A year after the Benghazi terrorist attacks, the State Department still doesn’t have a good handle on managing security risks at foreign diplomatic missions, the department’s internal auditor concludes in a report released Wednesday.
A “special review” conducted by the State Department’s office of inspector general chastises the department for lacking a systematic approach to boosting security personnel beyond the assistance provided by host nations at 27 high-risk posts, and points to holes in the department’s ability to weigh the balance between security and the need to be involved in certain volatile corners of the world.
“The State Department has neither a conceptual framework nor a process for risk management,” the OIG concludes. “There is no one person or office specifically tasked to oversee the assessment of risk in critical, high-threat locals.”
However, the OIG also shot down claims made over the past year by prominent Republicans who have argued that the Obama administration-appointed panel that investigated the September 2012 attacks in Benghazi, Libya, was tainted by political tampering and failed to hold anyone sufficiently accountable for security failures surrounding the incident.
Four Americans, including U.S. Ambassador J. Christopher Stevens, were killed when armed Islamist terrorists stormed a shoddily protected diplomatic outpost in Benghazi.

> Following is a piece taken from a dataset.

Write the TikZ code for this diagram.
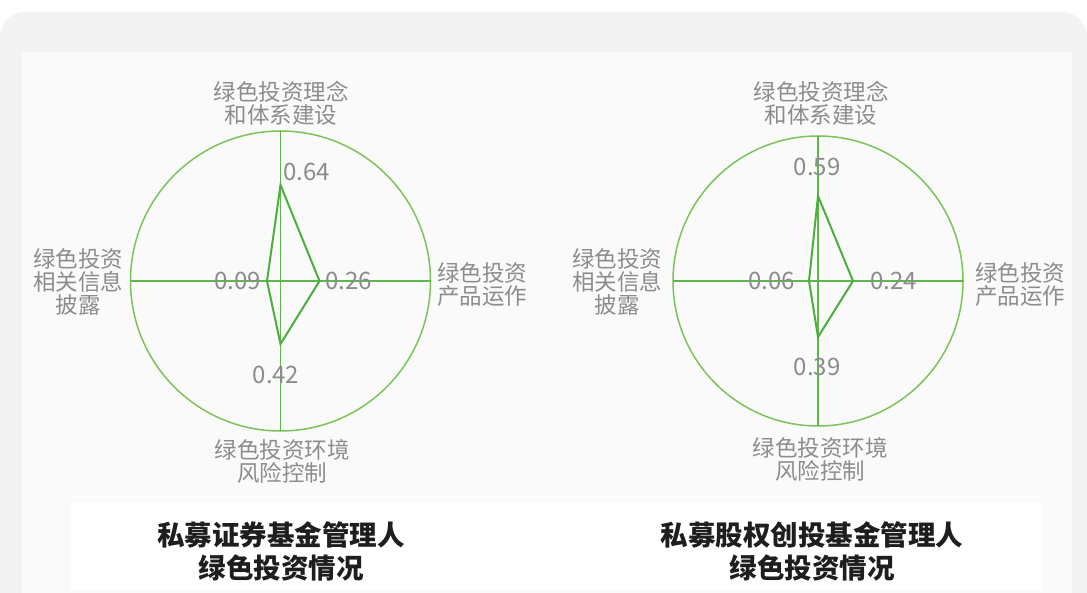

Perhaps the loudest critic has been Rep. Darrell E. Issa, a California Republican and chairman of the House Committee on Oversight and Government Reform, who has claimed that last year’s Accountability Review Board investigation — a process mandated by federal law whenever an attack occurs on a U.S. diplomatic post overseas — fell far short of uncovering the truth of what was behind the security failures in Benghazi.
While the Obama administration had appointed longtime diplomat Thomas R. Pickering and retired Adm. Mike Mullen, former chairman of the Joint Chiefs of Staff, to oversee the ARB investigation, Mr. Issa has claimed that the “ARB was not fully independent.”
“The panel did not exhaustively examine failures and it has led to an unacceptable lack of accountability,” Mr. Issa said in a statement earlier this month.
The OIG findings rebut the assertion, concluding instead that the “Accountability Review Board process operates as intended — independently and without bias — to identify vulnerabilities in the Department of State’s security programs.”
The State Department was quick to seize upon the finding.
“This independent report underscores that the partisan and political assault on the ARB must end,” department spokesman Alec Gerlach said in an email to The Washington Times. “The IG looked at all 12 ARBs conducted between 1998 and 2012 and determined that the ARB process occurs ’independently and without bias.’”
“Chairman Issa might want to read the report before he again slanders the independence and integrity of Admiral Mullen and Ambassador Pickering,” Mr. Gerlach said. “The IG also found that our response to the Benghazi ARB ’establishes a model for how the Department should handle future ARB recommendations,’ noting that the level of attention of [Secretary of State John F. Kerry and former Secretary Hillary Rodham Clinton] reflected their personal concern.”
Indeed, the OIG report gave the ARB process itself a stamp of approval, saying it is able to operate free of bias and political pressure. But it found mixed results with regard to the State Department’s implementation of the recommendations made by the ARB.
For instance, one of the ARB’s key findings had called for boosting U.S. assets at high-risk posts where the host countries are incapable or unwilling to protect U.S. missions.
“The department’s actions to date do not comply with this recommendation,” Wednesday’s OIG report says, concluding that while State Department standards reflect the quality of construction of posts, they don’t address “minimum security standards for occupancy or address requirements beyond construction standards.”
Still, the OIG report specifically credited Mrs. Clinton for taking a direct role in making sure the Benghazi ARB recommendations were implemented, and said Mr. Kerry is following through.
“The Benghazi ARB recommendations, when implemented, should significantly improve the department’s ability to provide better security for U.S. diplomatic missions and employees,” the report said.